**Directions for this task:** From the entries below, pull out each line where "matplotlib" appears.

**Task data:**
----------------
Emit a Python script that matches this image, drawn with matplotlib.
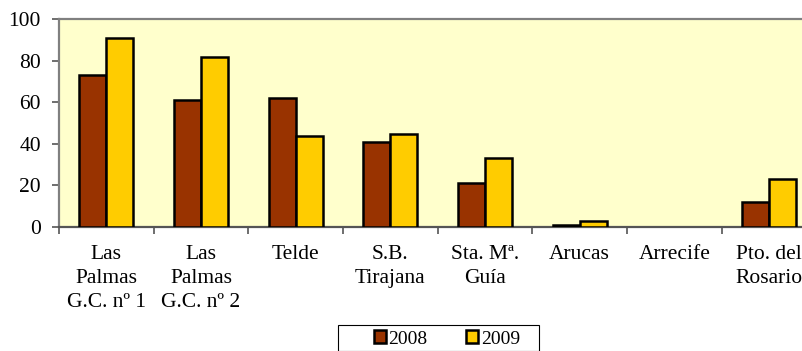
import numpy as np
import matplotlib.pyplot as plt
from matplotlib.patches import Rectangle

plt.rcParams['font.family'] = ['Liberation Serif', 'DejaVu Serif']

categories = ['Las\nPalmas\nG.C. nº 1', 'Las\nPalmas\nG.C. nº 2', 'Telde',
              'S.B.\nTirajana', 'Sta. Mª.\nGuía', 'Arucas', 'Arrecife',
              'Pto. del\nRosario']
vals_2008 = [73, 61, 62, 41, 21, 1, np.nan, 12]
vals_2009 = [91, 82, 44, 45, 33, 3, np.nan, 23]
series_labels = ['2008', '2009']

W, H = 802, 351
fig = plt.figure(figsize=(W / 100, H / 100), dpi=100)
ax = fig.add_axes([59 / W, 1 - 227 / H, (816.4 - 59) / W, (227 - 19.3) / H])
ax.set_facecolor('#FFFFCC')

x = np.arange(len(categories))
bw = 0.285
b1 = ax.bar(x - bw / 2, vals_2008, bw, color='#993300', edgecolor='black',
            linewidth=1.8, label=series_labels[0], zorder=3)
b2 = ax.bar(x + bw / 2, vals_2009, bw, color='#FFCC00', edgecolor='black',
            linewidth=1.8, label=series_labels[1], zorder=3)

ax.set_xlim(-0.5, len(categories) - 0.5)
ax.set_ylim(0, 100)
ax.set_yticks(range(0, 101, 20))

# category boundaries as ticks, names centred between them
ax.set_xticks(np.arange(-0.5, len(categories), 1.0))
ax.set_xticklabels([])
ax.set_xticks(x, minor=True)
ax.set_xticklabels(categories, minor=True, fontsize=15.5, linespacing=1.35)
ax.tick_params(axis='x', which='minor', length=0, pad=13)
ax.tick_params(axis='x', which='major', length=5, width=1.2, color='#555555',
               direction='out')
ax.tick_params(axis='y', length=5, width=1.2, color='#555555', labelsize=15.5,
               pad=8)

for side in ['left', 'bottom', 'top', 'right']:
    ax.spines[side].set_color('#808080')
    ax.spines[side].set_linewidth(1.6)
ax.spines['bottom'].set_color('#555555')

leg = fig.legend(handles=[b1, b2], loc='center',
                 bbox_to_anchor=(447 / W, 1 - 339 / H), ncol=2, frameon=False,
                 fontsize=14, handlelength=0.6, handleheight=0.6,
                 handletextpad=0.15, columnspacing=2.0, borderpad=0.0,
                 borderaxespad=0.0)
fig.patches.append(Rectangle((338 / W, 0), (539 - 338) / W, 1 - 325 / H,
                             transform=fig.transFigure, fill=False,
                             edgecolor='black', linewidth=0.8))

fig.savefig('out.png', dpi=100)
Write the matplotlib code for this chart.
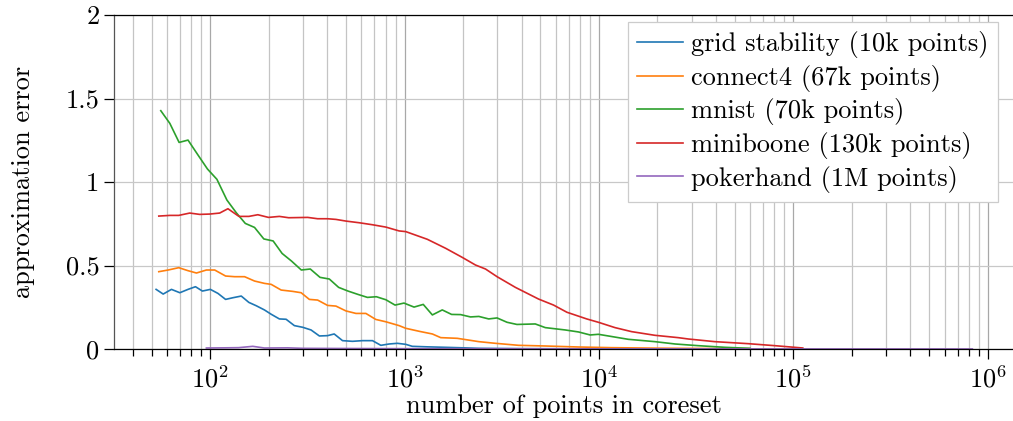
import numpy as np
import matplotlib
matplotlib.use('Agg')
from matplotlib import pyplot as plt
from matplotlib.ticker import LogLocator, NullFormatter

# Computer Modern 风格的字体
plt.rcParams['font.family'] = 'cmr10'
plt.rcParams['mathtext.fontset'] = 'cm'
plt.rcParams['axes.formatter.use_mathtext'] = True
plt.rcParams['font.size'] = 19

# 各数据集: 核心集大小 与 近似误差
grid_x = [52.7, 57.3, 63.2, 69.8, 76.9, 84.0, 91.2, 100.2, 109.6, 120.0, 130.9, 144.5,
          158.1, 172.6, 190.1, 206.0, 227.0, 245.8, 271.1, 299.2, 330.3, 364.6, 401.8,
          434.5, 479.7, 539.6, 607.8, 683.9, 755.1, 833.2, 918.3, 1014, 1096, 1300,
          1627, 2000, 2411, 4000, 8500]
grid_y = [0.357, 0.329, 0.357, 0.337, 0.357, 0.373, 0.347, 0.357, 0.333, 0.297, 0.307, 0.317,
          0.279, 0.259, 0.234, 0.208, 0.180, 0.178, 0.140, 0.130, 0.114, 0.078, 0.080,
          0.090, 0.050, 0.046, 0.050, 0.050, 0.022, 0.030, 0.034, 0.028, 0.016, 0.013,
          0.010, 0.007, 0.004, 0.002, 0.001]

connect_x = [54.4, 60.8, 68.9, 76.9, 85.0, 95.6, 105.5, 120.0, 133.6, 150.3, 169.1, 190.1,
             206.0, 231.8, 265.9, 293.7, 323.7, 357.1, 401.8, 443.6, 499.4, 562.3, 632.4,
             711.2, 801.2, 937.6, 1014, 1200, 1390, 1535, 1866, 2411, 2936, 3864, 5297,
             7855, 11580, 20000, 35000, 60000]
connect_y = [0.463, 0.473, 0.487, 0.469, 0.455, 0.473, 0.473, 0.437, 0.433, 0.433, 0.407, 0.393,
             0.387, 0.353, 0.345, 0.337, 0.297, 0.293, 0.261, 0.257, 0.228, 0.213, 0.213,
             0.177, 0.163, 0.140, 0.124, 0.105, 0.090, 0.068, 0.064, 0.044, 0.034, 0.022, 0.018,
             0.012, 0.008, 0.005, 0.003, 0.002]

mnist_x = [55.7, 62.0, 69.2, 76.9, 86.5, 96.8, 108.3, 121.9, 136.2, 151.6, 169.1, 188.8,
           210.8, 234.5, 261.8, 294.4, 327.4, 367.3, 410.2, 457.9, 511.6, 575.4, 644.2,
           716.2, 801.2, 893.4, 993, 1119, 1248, 1390, 1563, 1746, 1942, 2183, 2411, 2710,
           2992, 3367, 3786, 4706, 5297, 6711, 7855, 9014, 9937, 14160, 19410, 24660,
           32360, 44560, 59840]
mnist_y = [1.427, 1.351, 1.237, 1.251, 1.162, 1.078, 1.016, 0.892, 0.816, 0.752, 0.728, 0.659,
           0.647, 0.572, 0.527, 0.473, 0.479, 0.429, 0.419, 0.369, 0.347, 0.327, 0.309,
           0.313, 0.295, 0.263, 0.275, 0.251, 0.267, 0.204, 0.234, 0.207, 0.206, 0.192, 0.195,
           0.180, 0.186, 0.160, 0.147, 0.150, 0.128, 0.114, 0.102, 0.084, 0.088, 0.058, 0.044,
           0.030, 0.020, 0.010, 0.004]

mini_x = [54.4, 62.0, 68.9, 78.5, 88.3, 99.4, 111.9, 123.4, 140.6, 158.1, 175.8, 199.5,
          227.0, 253.5, 317.5, 357.1, 401.8, 443.6, 499.4, 584.4, 683.9, 801.2, 937.6,
          1014, 1309, 1627, 1978, 2316, 2609, 2992, 3718, 4893, 5843, 6845, 8656, 9937,
          12100, 14720, 19410, 25570, 28780, 39440, 58480, 80150, 111900]
mini_y = [0.796, 0.800, 0.800, 0.814, 0.806, 0.808, 0.814, 0.840, 0.794, 0.794, 0.804, 0.788,
          0.794, 0.786, 0.788, 0.780, 0.780, 0.776, 0.766, 0.756, 0.744, 0.730, 0.707,
          0.703, 0.657, 0.603, 0.549, 0.503, 0.479, 0.433, 0.369, 0.299, 0.263, 0.220, 0.180,
          0.160, 0.128, 0.104, 0.082, 0.068, 0.060, 0.044, 0.032, 0.020, 0.006]

poker_x = [95.6, 120, 140, 165.6, 190, 250, 300, 500, 1000, 10000, 100000, 834000]
poker_y = [0.006, 0.007, 0.008, 0.016, 0.006, 0.007, 0.004, 0.003, 0.002, 0.001, 0.0005, 0.0003]

labels = ['grid stability (10k points)', 'connect4 (67k points)', 'mnist (70k points)',
          'miniboone (130k points)', 'pokerhand (1M points)']
y_ticks = [0, 0.5, 1, 1.5, 2]
y_tick_labels = ['0', '0.5', '1', '1.5', '2']

fig = plt.figure(figsize=(10.13, 4.21), dpi=100)
ax = fig.add_axes([114 / 1013, 1 - 349 / 421, 1 - 114 / 1013, (349 - 15) / 421])

series = [(grid_x, grid_y), (connect_x, connect_y), (mnist_x, mnist_y),
          (mini_x, mini_y), (poker_x, poker_y)]
for (xs, ys), lab in zip(series, labels):
    ax.plot(xs, ys, lw=1.2, label=lab)

ax.set_xscale('log')
ax.set_xlim(32, 1.35e6)
ax.set_ylim(0, 2)
ax.set_yticks(y_ticks)
ax.set_yticklabels(y_tick_labels)
ax.xaxis.set_major_locator(LogLocator(base=10, numticks=20))
ax.xaxis.set_minor_locator(LogLocator(base=10, subs=np.arange(2, 10), numticks=20))
ax.xaxis.set_minor_formatter(NullFormatter())

ax.grid(True, which='major', axis='x', color='#a8a8a8', lw=0.9)
ax.grid(True, which='minor', axis='x', color='#c4c4c4', lw=0.9)
ax.grid(True, which='major', axis='y', color='#c8c8c8', lw=0.9)
ax.set_axisbelow(True)

ax.tick_params(which='major', direction='out', length=7, width=0.9, color='black')
ax.tick_params(which='minor', direction='out', length=5, width=0.9, color='black')
ax.tick_params(axis='x', which='major', pad=5)
ax.spines['right'].set_visible(False)
for s in ['left', 'top', 'bottom']:
    ax.spines[s].set_linewidth(0.9)
ax.spines['left'].set_color('#555555')

ax.set_xlabel('number of points in coreset', labelpad=1)
ax.set_ylabel('approximation error', labelpad=22)

leg = ax.legend(loc='upper right', bbox_to_anchor=(0.983, 0.979), borderaxespad=0,
                fancybox=False, edgecolor='#cccccc', framealpha=1, handlelength=1.75,
                handletextpad=0.3, labelspacing=0.25, borderpad=0.35)
leg.get_frame().set_linewidth(0.9)

plt.savefig('out.png', dpi=100)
----------------
**Written reply:**
Emit a Python script that matches this image, drawn with matplotlib.
import matplotlib.pyplot as plt
from matplotlib.patches import Rectangle
Write the matplotlib code for this chart.
import matplotlib
matplotlib.use('Agg')
from matplotlib import pyplot as plt
from matplotlib.ticker import LogLocator, NullFormatter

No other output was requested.